Background: Although patients with end-stage renal disease (ESRD) are at increased risk for bone loss, the risk of hip fracture in this population is not known. We compared the risk of hip fracture among dialysis patients with the general population.
Methods: We used data from the United States Renal Data System (USRDS) to identify all new Caucasian dialysis patients who began dialysis between January 1, 1989, and December 31, 1996. All hip fractures occurring during this time period were ascertained. The observed number of hip fractures was compared with the expected number based on the experience of residents of Olmstead County (MN, USA). Standardized incidence ratios were calculated as the ratio between observed and expected. The risk attributable to ESRD was calculated as the difference between the observed and expected rate of hip fracture per 1000 person-years.

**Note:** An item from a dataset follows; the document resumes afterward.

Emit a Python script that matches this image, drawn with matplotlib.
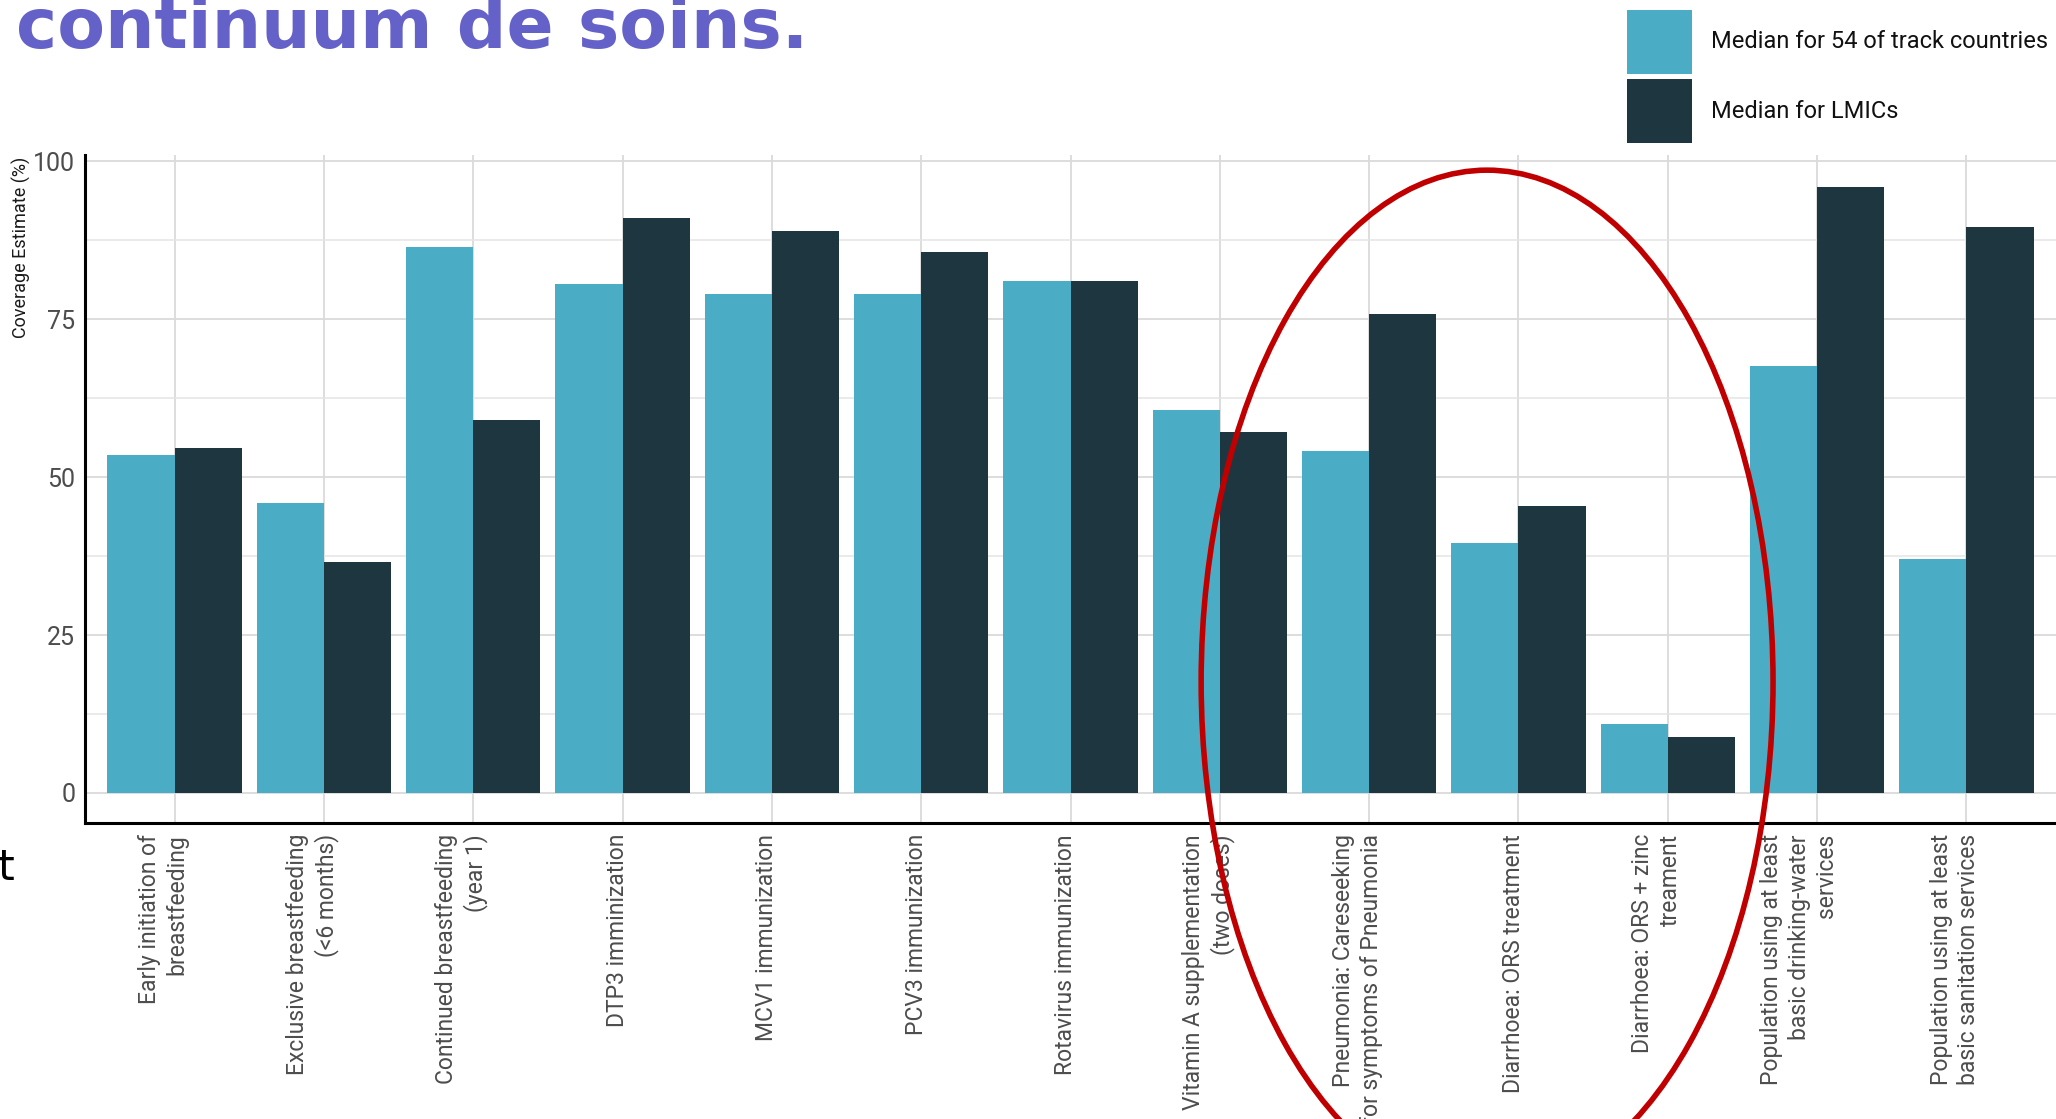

Results: The number of dialysis patients was 326,464 (55.9% male and 44.1% female). There were 6542 hip fractures observed during the follow-up period of 643, 831 patient years. The overall incidence of hip fracture was 7.45 per 1000 person years for males and 13.63 per 1000 person years for females. The overall relative risk for hip fracture was 4.44 (95% CI, 4.16 to 4.75) for male dialysis patients and 4.40 (95% CI, 4.17 to 4.64) for female dialysis patients compared with people of the same sex in the general population. While the age-specific relative risk of hip fracture was highest in the youngest age groups, the added risks of fracture associated with dialysis rose steadily with increasing age. The relative risk of hip fracture increased as time since first dialysis increased.
Conclusions: The overall risk of hip fracture among Caucasian patients with ESRD is considerably higher than in the general population, independent of age and gender.